Ownership without exit

The second major announcement is the so-called perpetual ownership model — Earlybird's commitment that the firm will always be fully owned by its operating partners. This means rejecting several standard scenarios for mature venture players: no external shareholders, no partial sale to a strategic buyer, no dilution of control from those building the firm internally.

Essentially, Earlybird is trying to answer an old market question: how do you survive a partner generational shift without turning into an M&A target, merger candidate, or IPO. This move also reads as a statement of independence against recent moves in European VC. General Catalyst acquired Berlin-based La Famiglia in 2023, Molten Ventures bought Forward Partners, and several US players have simply absorbed European teams.

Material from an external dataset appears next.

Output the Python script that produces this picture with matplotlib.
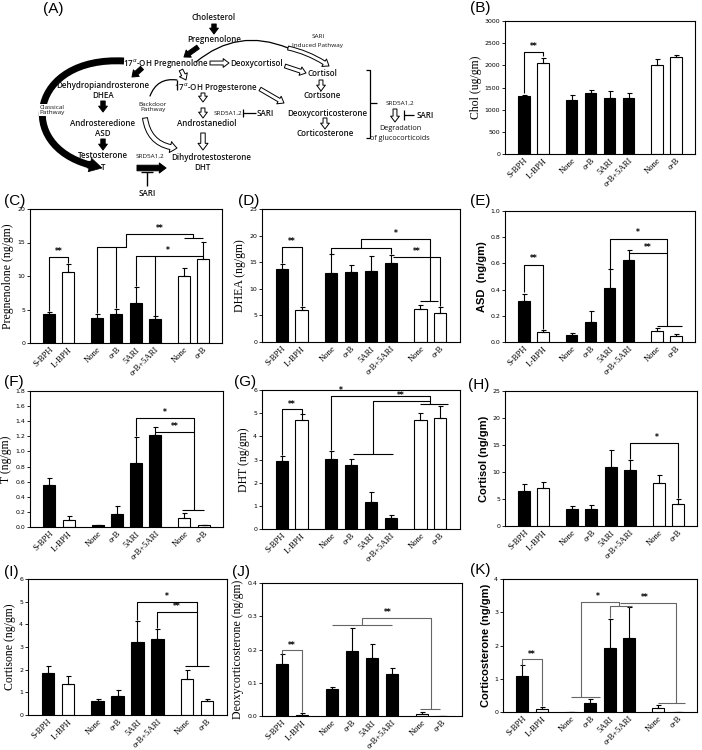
import matplotlib
matplotlib.use('Agg')
import matplotlib.pyplot as plt
import numpy as np
from matplotlib.patches import FancyArrowPatch, PathPatch
from matplotlib.path import Path
from matplotlib.ticker import FormatStrFormatter

# ---------------- data ----------------
categories = ['S-BPH', 'L-BPH', 'None', 'α-B', '5ARI', 'α-B+5ARI', 'None', 'α-B']
filled = [True, False, True, True, True, True, False, False]

chol = [1297, 2062, 1207, 1365, 1252, 1252, 2002, 2190]
chol_err = [45, 105, 135, 82, 180, 113, 143, 53]
preg = [4.3, 10.6, 3.7, 4.4, 6.0, 3.6, 10.0, 12.5]
preg_err = [0.35, 1.2, 0.6, 0.65, 2.4, 0.4, 1.2, 2.6]
dhea = [13.7, 6.0, 13.0, 13.1, 13.3, 14.8, 6.2, 5.5]
dhea_err = [1.0, 0.6, 3.5, 1.4, 2.9, 1.6, 0.7, 1.1]
asd = [0.315, 0.075, 0.05, 0.155, 0.415, 0.625, 0.085, 0.048]
asd_err = [0.055, 0.015, 0.015, 0.08, 0.14, 0.08, 0.025, 0.01]
testo = [0.56, 0.09, 0.025, 0.17, 0.85, 1.22, 0.115, 0.02]
testo_err = [0.09, 0.05, 0.005, 0.11, 0.34, 0.11, 0.07, 0.01]
dht = [2.93, 4.72, 3.03, 2.77, 1.18, 0.47, 4.72, 4.77]
dht_err = [0.22, 0.25, 0.32, 0.25, 0.42, 0.13, 0.28, 0.55]
cortisol = [6.5, 7.0, 3.2, 3.2, 10.9, 10.4, 7.9, 4.1]
cortisol_err = [1.2, 1.2, 0.5, 0.6, 3.2, 1.9, 1.5, 0.9]
cortisone = [1.84, 1.35, 0.6, 0.85, 3.2, 3.37, 1.58, 0.63]
cortisone_err = [0.3, 0.35, 0.1, 0.27, 0.95, 0.43, 0.42, 0.07]
doc = [0.155, 0.004, 0.08, 0.194, 0.175, 0.127, 0.006, 0.0]
doc_err = [0.03, 0.006, 0.007, 0.071, 0.043, 0.017, 0.007, 0.0]
cortico = [1.09, 0.1, 0.0, 0.28, 1.93, 2.22, 0.13, 0.0]
cortico_err = [0.32, 0.06, 0.0, 0.1, 0.88, 0.93, 0.07, 0.0]

xpos = [0, 1, 2.5, 3.5, 4.5, 5.5, 7, 8]

W, H = 702, 750
fig = plt.figure(figsize=(7.02, 7.5), dpi=100)

# overlay axes in pixel coordinates for diagram and letters
ov = fig.add_axes([0, 0, 1, 1])
ov.set_xlim(0, W)
ov.set_ylim(H, 0)
ov.axis('off')
ov.patch.set_visible(False)

DFONT = 'Open Sans'


def rect(l, t, r, b):
    return [l / W, 1 - b / H, (r - l) / W, (b - t) / H]


def path(ax, pts, color='black', lw=0.8):
    xs = [p[0] for p in pts]
    ys = [p[1] for p in pts]
    ax.plot(xs, ys, color=color, lw=lw, zorder=4, solid_capstyle='butt')


def star(ax, x, y, s, color='black'):
    ax.text(x, y, s, ha='center', va='bottom', fontsize=5.5, fontweight='bold', color=color, zorder=5)


def panel(box, vals, errs, ymax, ystep, fmt, ylabel, yfont, letter, lxy):
    ax = fig.add_axes(rect(*box))
    cols = ['black' if f else 'white' for f in filled]
    ax.bar(xpos, vals, width=0.62, color=cols, edgecolor='black', linewidth=0.8, zorder=2)
    ax.errorbar(xpos, vals, yerr=[np.zeros(len(vals)), errs], fmt='none', ecolor='black',
                elinewidth=0.8, capsize=1.8, capthick=0.8, zorder=3)
    ax.set_xlim(-1, 9)
    ax.set_ylim(0, ymax)
    ax.set_yticks(np.arange(0, ymax + ystep / 2, ystep))
    ax.yaxis.set_major_formatter(FormatStrFormatter(fmt))
    ax.tick_params(axis='y', labelsize=4.5, length=2, width=0.6, pad=1.5)
    ax.set_xticks(xpos)
    ax.set_xticklabels(categories, rotation=45, ha='right', rotation_mode='anchor',
                       fontsize=6.2, family='Liberation Serif')
    ax.tick_params(axis='x', length=0, pad=2)
    for s in ax.spines.values():
        s.set_linewidth(0.8)
    if yfont == 'serif':
        ax.set_ylabel(ylabel, fontsize=8.5, family='Liberation Serif', labelpad=2)
    else:
        ax.set_ylabel(ylabel, fontsize=8, family='Liberation Sans', fontweight='bold', labelpad=2)
    ov.text(lxy[0], lxy[1], letter, fontsize=11, family='Liberation Sans', ha='left', va='center')
    return ax


# ---------------- bar panels ----------------
axB = panel((505, 21, 695, 154), chol, chol_err, 3000, 500, '%d', 'Chol (ug/gm)', 'serif', '(B)', (470, 8))
path(axB, [(0, 1380), (0, 2300), (1, 2300), (1, 2200)])
star(axB, 0.5, 2320, '**')

axC = panel((30, 209, 222, 343), preg, preg_err, 20, 5, '%d', 'Pregnenolone (ng/gm)', 'serif', '(C)', (4, 201))
path(axC, [(0, 4.8), (0, 12.8), (1, 12.8), (1, 12.0)])
star(axC, 0.5, 13.0, '**')
path(axC, [(2.5, 4.5), (2.5, 14.4), (4.0, 14.4), (4.0, 16.2), (7.5, 16.2), (7.5, 15.7)])
path(axC, [(3.5, 5.2), (3.5, 14.4)])
path(axC, [(7.0, 15.7), (8.0, 15.7)])
star(axC, 5.75, 16.4, '**')
path(axC, [(4.5, 8.5), (4.5, 13.0), (8.0, 13.0)])
path(axC, [(5.5, 4.1), (5.5, 13.0)])
star(axC, 6.2, 13.2, '*')

axD = panel((262, 209, 460, 342), dhea, dhea_err, 25, 5, '%d', 'DHEA (ng/gm)', 'serif', '(D)', (238, 201))
path(axD, [(0, 14.9), (0, 17.8), (1, 17.8), (1, 6.8)])
star(axD, 0.5, 18.0, '**')
path(axD, [(2.5, 16.6), (2.5, 17.7), (5.5, 17.7), (5.5, 16.5)])
path(axD, [(4.0, 17.7), (4.0, 19.3), (7.5, 19.3), (7.5, 7.8)])
path(axD, [(7.0, 7.8), (7.9, 7.8)])
star(axD, 5.75, 19.5, '*')
path(axD, [(5.6, 16.0), (8.0, 16.0), (8.0, 6.7)])
star(axD, 6.8, 16.2, '**')

axE = panel((505, 211, 695, 342), asd, asd_err, 1.0, 0.2, '%.1f', 'ASD  (ng/gm)', 'sans', '(E)', (470, 201))
path(axE, [(0, 0.38), (0, 0.59), (1, 0.59), (1, 0.10)])
star(axE, 0.5, 0.6, '**')
path(axE, [(4.5, 0.56), (4.5, 0.79), (7.55, 0.79), (7.55, 0.125)])
star(axE, 6.0, 0.8, '*')
path(axE, [(5.5, 0.68), (7.55, 0.68)])
star(axE, 6.5, 0.69, '**')
path(axE, [(7.0, 0.125), (8.3, 0.125)])

axF = panel((30, 391, 223, 527), testo, testo_err, 1.8, 0.2, '%.1f', 'T (ng/gm)', 'serif', '(F)', (4, 382))
path(axF, [(4.5, 1.2), (4.5, 1.44), (7.5, 1.44), (7.5, 0.22)])
star(axF, 6.0, 1.46, '*')
path(axF, [(5.5, 1.26), (7.5, 1.26)])
star(axF, 6.5, 1.27, '**')
path(axF, [(6.9, 0.22), (8.0, 0.22)])

axG = panel((262, 390, 460, 529), dht, dht_err, 6, 1, '%d', 'DHT (ng/gm)', 'serif', '(G)', (234, 382))
path(axG, [(0, 3.2), (0, 5.17), (1, 5.17), (1, 4.97)])
star(axG, 0.5, 5.2, '**')
path(axG, [(2.5, 3.4), (2.5, 5.76), (7.5, 5.76), (7.5, 5.39)])
star(axG, 3.0, 5.78, '*')
path(axG, [(3.6, 3.25), (5.6, 3.25)])
path(axG, [(4.6, 3.25), (4.6, 5.54), (7.5, 5.54)])
star(axG, 6.0, 5.56, '**')
path(axG, [(7.0, 5.39), (8.4, 5.39)])

axH = panel((505, 391, 697, 526), cortisol, cortisol_err, 25, 5, '%d', 'Cortisol (ng/gm)', 'sans', '(H)', (468, 385))
path(axH, [(5.5, 12.5), (5.5, 15.3), (8.0, 15.3), (8.0, 5.1)])
star(axH, 6.9, 15.5, '*')

axI = panel((28, 579, 227, 715), cortisone, cortisone_err, 6, 1, '%d', 'Cortisone (ng/gm)', 'serif', '(I)', (4, 572))
path(axI, [(4.5, 4.2), (4.5, 5.0), (7.5, 5.0), (7.5, 2.15)])
star(axI, 6.0, 5.05, '*')
path(axI, [(5.5, 3.85), (5.5, 4.55), (7.5, 4.55)])
star(axI, 6.5, 4.6, '**')
path(axI, [(6.9, 2.15), (8.1, 2.15)])

GR = '#666666'
axJ = panel((262, 583, 462, 716), doc, doc_err, 0.4, 0.1, '%.1f', 'Deoxycorticosterone (ng/gm)', 'serif', '(J)', (232, 572))
path(axJ, [(0, 0.186), (0, 0.197), (1, 0.197), (1, 0.012)], GR)
star(axJ, 0.5, 0.198, '**')
path(axJ, [(2.5, 0.274), (5.5, 0.274)], GR)
path(axJ, [(4.0, 0.274), (4.0, 0.295), (7.45, 0.295), (7.45, 0.02)], GR)
star(axJ, 5.3, 0.297, '**')
path(axJ, [(6.9, 0.02), (7.9, 0.02)], GR)

axK = panel((503, 579, 697, 712), cortico, cortico_err, 4, 1, '%d', 'Corticosterone (ng/gm)', 'sans', '(K)', (470, 570))
path(axK, [(0, 1.42), (0, 1.58), (1, 1.58), (1, 0.18)], GR)
star(axK, 0.5, 1.6, '**')
path(axK, [(2.5, 0.45), (4.0, 0.45)], GR)
path(axK, [(3.0, 0.45), (3.0, 3.3), (5.0, 3.3), (5.0, 3.19)], GR)
star(axK, 3.9, 3.33, '*')
path(axK, [(4.5, 2.82), (4.5, 3.19), (5.65, 3.19)], GR)
path(axK, [(5.5, 3.15), (5.5, 3.19)], GR)
path(axK, [(5.03, 3.29), (7.9, 3.29), (7.9, 0.27)], GR)
star(axK, 6.3, 3.32, '**')
path(axK, [(7.0, 0.27), (8.4, 0.27)], GR)

# ---------------- diagram (A) ----------------
ov.text(43, 9, '(A)', fontsize=11, family='Liberation Sans', ha='left', va='center')


def t(x, y, s, size=5.8, weight='semibold', bg=False):
    kw = {}
    if bg:
        kw['bbox'] = dict(facecolor='white', edgecolor='none', pad=0.5)
    ov.text(x, y, s, ha='center', va='center', fontsize=size, family=DFONT, fontweight=weight,
            color='#111111', zorder=6, **kw)


def arrow(p1, p2, fc='white', ms=7, hl=0.6, hw=0.9, tw=0.4, rad=0.0, lw=0.7):
    a = FancyArrowPatch(p1, p2, arrowstyle='simple,head_length=%g,head_width=%g,tail_width=%g' % (hl, hw, tw),
                        mutation_scale=ms, fc=fc, ec='black', lw=lw, shrinkA=0, shrinkB=0,
                        connectionstyle='arc3,rad=%g' % rad, zorder=5)
    ov.add_patch(a)


def curve(p1, p2, rad, lw=0.9):
    a = FancyArrowPatch(p1, p2, arrowstyle='-', color='black', lw=lw, shrinkA=0, shrinkB=0,
                        connectionstyle='arc3,rad=%g' % rad)
    ov.add_patch(a)


t(214, 17, 'Cholesterol')
arrow((214, 24), (214, 34), fc='black', ms=7, tw=0.45)
t(214, 39, 'Pregnenolone')
arrow((198, 47), (184, 57), fc='black', ms=7, tw=0.45)
t(166, 63, r'17$^{\alpha}$-OH Pregnenolone')
arrow((210, 63), (229, 63))
t(257, 63, 'Deoxycortisol')
arrow((285, 66), (306, 73))
t(322, 74, 'Cortisol')
arrow((321, 80), (321, 91))
t(322, 96, 'Cortisone')
arrow((181, 70), (186, 80))
t(216, 87, r'17$^{\alpha}$-OH Progesterone')
arrow((260, 89), (284, 103))
t(327, 113, 'Deoxycorticosterone')
arrow((325, 118), (325, 129))
t(325, 134, 'Corticosterone')

t(103, 85, 'Dehydropiandrosterone')
t(103, 96, 'DHEA')
arrow((142, 68), (132, 77), fc='black', ms=7, tw=0.45)
arrow((103, 101), (103, 112), fc='black', ms=7, tw=0.45)
t(103, 123, 'Androsteredione')
t(103, 134, 'ASD')
arrow((103, 139), (103, 150), fc='black', ms=7, tw=0.45)
t(103, 155, 'Testosterone')
t(103, 167, 'T')

# big classical pathway arrow (thick curved body + head)
body = Path([(124, 61), (30, 56), (15, 145), (90, 165)],
            [Path.MOVETO, Path.CURVE4, Path.CURVE4, Path.CURVE4])
ov.add_patch(PathPatch(body, facecolor='none', edgecolor='black', lw=5.0, capstyle='butt', zorder=3))
arrow((88, 164.5), (102, 168), fc='black', ms=10, hl=0.9, hw=1.0, tw=0.5, lw=0.5)
t(52, 110, 'Classical\nPathway', size=4.6, weight='normal', bg=True)

# backdoor pathway
t(153, 107, 'Backdoor\nPathway', size=4.6, weight='normal')
curve((150, 96), (177, 80), -0.4)
path(ov, [(177, 80), (177, 90)], lw=0.9)
arrow((145, 118), (177, 148), ms=8, hl=0.6, hw=1.0, tw=0.45, rad=0.4)

arrow((203, 93), (203, 102))
arrow((203, 108), (203, 118))
t(228, 113, 'SRD5A1,2', size=4.6, weight='normal')
path(ov, [(243, 109), (243, 117)], lw=0.9)
path(ov, [(243, 113), (256, 113)], lw=0.9)
t(265, 113, 'SARI')
t(207, 124, 'Androstanediol')
arrow((203, 133), (203, 150), ms=8)
t(211, 157, 'Dihydrotestosterone')
t(202, 168, 'DHT')
t(150, 156, 'SRD5A1,2', size=4.6, weight='normal')
arrow((137, 168), (166, 168), fc='black', ms=8, hl=0.6, hw=0.9, tw=0.5)
path(ov, [(147, 172), (147, 186)], lw=1.0)
path(ov, [(141, 172), (153, 172)], lw=1.0)
t(147, 193, 'SARI')

# SARI induced pathway
t(318, 37, 'SARI', size=4.6, weight='normal')
t(318, 45, 'Induced Pathway', size=4.6, weight='normal')
curve((196, 62), (288, 48), -0.3)
arrow((288, 48), (329, 66), ms=7, rad=-0.1)

# degradation bracket
path(ov, [(366, 70), (370, 70), (370, 138), (366, 138)], lw=0.9)
path(ov, [(370, 103), (377, 103)], lw=0.9)
t(400, 103, 'SRD5A1,2', size=4.6, weight='normal')
arrow((395, 109), (395, 122))
path(ov, [(404, 110), (404, 120)], lw=0.9)
path(ov, [(404, 115), (414, 115)], lw=0.9)
t(425, 115, 'SARI')
t(400, 128, 'Degradation', size=5.2, weight='normal')
t(400, 139, 'of glucocorticoids', size=5.2, weight='normal')

fig.savefig('out.png', dpi=100)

After spinning off its CEE business and rebranding to Digital East in autumn 2024, Earlybird's structure became simpler, with focus tightened to Western Europe. In parallel, the firm is strengthening its internal support platform for portfolio companies: CFO Jochen Küst takes on an expanded Operating Partner role, and the team is scaling AI tools for deal sourcing and the Catalyst program, where founders, operators, and industry experts jointly tackle shared growth challenges.

What it means

Earlybird is sending the market two signals at once. First: independent large funds can still be raised in Europe without relying on state programs, if you have a long track record and LP trust. Second: in the AI cycle, the fund favors not the trendiest application layer but infrastructure and deeptech, where defensibility is higher and the advantage horizon longer. For European startups, that's good news: capital is increasingly flowing not only into fast AI services but also into heavier-lift technology companies.